Sobre «Pecados de mi padre» de Sebastián Marroquín

A raíz de la lectura del testimonio de Sebastián Marroquín ―hijo del narcotraficante colombiano Pablo Emilio Escobar― pleno de honestidad y valentía, algunas reflexiones convergen en mi mente.

Dice Sebastian “…aprendí que el odio mantiene a muchos atados al pasado, y perpetúa infinitamente el dolor generado por el victimario hasta enfermarnos de violencia”. Me he preguntado constantemente si existe la posibilidad de que en el ser humano habite la maldad por naturaleza. Mucho me he refutado, pero quizá es verdad lo que Elisabeth Kubler-Ross afirma en su libro autobiográfico La rueda de la vida, “todos llevamos un Hitler adentro”, palabras pronunciadas a esta psiquiatra, fundadora de la tanatología, por una joven sobreviviente de un campo de concentración nazi.

La vida de cada ser humano es completamente distinta una de la otra, nadie vive ni experimenta las emociones de otros como las de sí mismo, aún siendo dueño de la mayor empatía. Las circunstancias extremas poseen un potencial dañino que alcanza hasta el alma más pura, dado que el instinto de supervivencia existe. Quizá ahí radica la diferencia del material con que cada ser humano está hecho y cuan avanzada es su alma. Vulnerable, es el componente más frágil, en donde el daño no es perceptible a la vista, si no es reparada, convierte el dolor en odio, venganza y violencia. Hacia sí mismo y hacia el mundo.
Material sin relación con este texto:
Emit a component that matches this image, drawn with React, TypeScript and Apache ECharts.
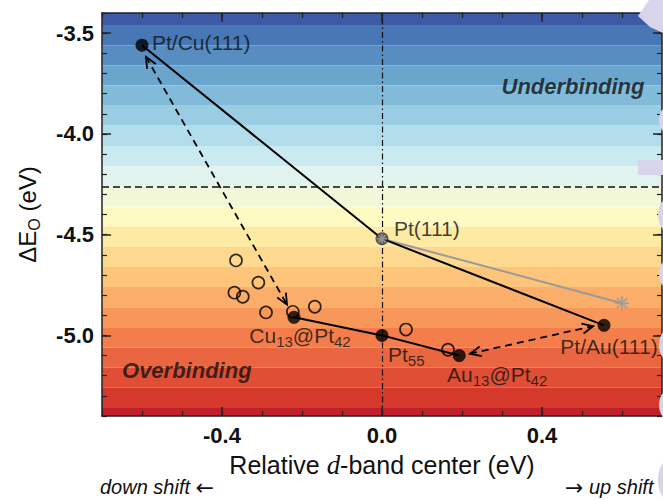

Sebastián hace frente a la disyuntiva de una vida, decidiendo por lo limpio el camino más iluminado y no el aparentemente más fácil que al final realmente no vale nada. Qué valentía al enfrentar a sí mismo la prueba más grande de separar dos personajes tan ajenos, un padre amoroso de un monstruo que causó tanto dolor. ¿Cuánto se necesita para tener esa clase de aceptación? una vez trascendiendo a los propios demonios cuando preguntan si la madera propia no estará podrida también.